D. Se l’esito del referendum confermasse la riforma, in che modo si potrebbe intervenire sul problema della rappresentanza ridotta per le comunità degli italiani all’estero?

R. Una cosa è una rappresentanza legittima e adeguata, altra cosa sono i rimedi per cercare di surrogarla in caso di diminuzione. Per questo, invito a non sottovalutare l’esigenza di fare con convinzione e fino all’ultimo momento la battaglia per il NO con la speranza che l’elettorato possa correggere una decisione sbagliata.
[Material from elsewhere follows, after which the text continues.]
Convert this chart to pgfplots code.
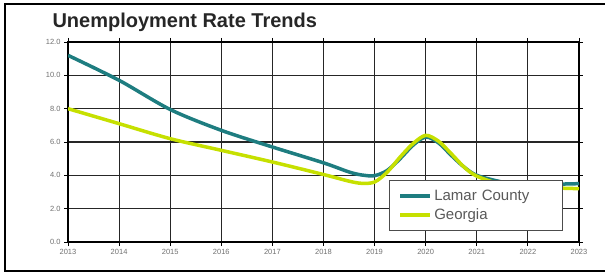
\documentclass[border=0pt]{standalone}
\usepackage{pgfplots}
\pgfplotsset{compat=1.18}
\usepackage{fontspec}
\setmainfont{Liberation Sans}
\definecolor{teal1}{HTML}{1E7D80}
\definecolor{lime1}{HTML}{C6E000}
\definecolor{tickgray}{HTML}{707070}
\begin{document}
\begin{tikzpicture}[x=1pt,y=1pt]
\useasboundingbox (0,0) rectangle (605,276);
\draw[line width=2pt] (605,272) -- (5,272) -- (5,5) -- (605,5);
\node[anchor=west,font=\fontsize{20}{22}\selectfont\bfseries,text=black!85] at (49,254) {Unemployment Rate Trends};
\begin{axis}[
  at={(68pt,34pt)}, anchor=south west,
  width=511pt, height=200pt, scale only axis,
  xmin=2013, xmax=2023, ymin=0, ymax=12,
  xtick={2013,...,2023}, ytick={0,2,...,12},
  xticklabel style={/pgf/number format/1000 sep={}},
  yticklabel style={/pgf/number format/fixed,/pgf/number format/fixed zerofill,/pgf/number format/precision=1},
  /pgf/number format/assume math mode=true,
  ticklabel style={font=\fontsize{7.5}{8}\selectfont, text=tickgray},
  tick align=outside, major tick length=4pt,
  tick style={black, line width=0.8pt},
  grid=major, major grid style={black!85, line width=1.1pt},
  axis line style={black, line width=1.1pt},
  legend style={at={(0.628,0.31)}, anchor=north west, draw=black!70, line width=0.8pt,
    font=\fontsize{15}{17}\selectfont, text=black!65, fill=white,
    inner xsep=9pt, inner ysep=8pt, row sep=2pt,
    nodes={text width=117pt}},
  legend image code/.code={\draw[#1, line width=4pt] (0pt,0pt) -- (30pt,0pt);},
  legend cell align=left,
]
\addplot[teal1, line width=3.5pt, smooth, tension=0.5] coordinates {
(2013,11.2) (2014,9.7) (2015,7.95) (2016,6.7) (2017,5.7) (2018,4.75) (2018.5,4.2) (2018.75,4.02) (2019,3.98) (2019.25,4.3) (2019.5,5.0) (2019.75,5.8) (2020,6.3) (2020.25,5.95) (2020.5,5.2) (2020.75,4.5) (2021,4.0) (2021.5,3.6) (2022,3.45) (2023,3.5)
};
\addlegendentry{Lamar County}
\addplot[lime1, line width=3.5pt, smooth, tension=0.5] coordinates {
(2013,8.0) (2014,7.1) (2015,6.2) (2016,5.5) (2017,4.8) (2018,4.05) (2018.5,3.65) (2018.75,3.52) (2019,3.6) (2019.25,4.2) (2019.5,5.1) (2019.75,5.9) (2020,6.4) (2020.25,6.05) (2020.5,5.3) (2020.75,4.5) (2021,3.95) (2021.5,3.45) (2022,3.3) (2023,3.2)
};
\addlegendentry{Georgia}
\end{axis}
\end{tikzpicture}
\end{document}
Detto questo, come eletti all’estero non abbiamo aspettato l’esito del referendum per difendere gli spazi di visibilità e il peso degli italiani all’estero nelle istituzioni repubblicane. Ci siamo mossi infatti per arrivare a una proposta comune e a una calendarizzazione ravvicinata della legge che istituisce una Commissione bicamerale per gli italiani nel mondo, di cui sono stata cofirmataria di alcuni dei disegni di legge poi unificati, nel tentativo di coinvolgere di più sulle nostre tematiche l’intero arco parlamentare e incidere maggiormente sugli orientamenti di governo. Alla ripresa, la legge sulla Bicamerale dovrebbe arrivare in aula alla Camera. In ogni caso, credo che entro la fine di questa legislatura sarà necessario ragionare in termini più complessivi e generali sull’intero sistema di rappresentanza per gli italiani all’estero per rafforzare i poteri delle altre istanze, come i COMITES e il CGIE e per dare maggiore organicità all’impianto complessivo. Ricordo che ci sono due proposte di riforma di questi organismi, presentati dal CGIE, che aspettano di essere vagliate dal Governo e dal Parlamento.

Ma, ripeto, facciamo un passo alla volta, come i nostri emigrati ci hanno insegnato quando hanno dovuto conquistare mondi nuovi e diversi rispetto al passato.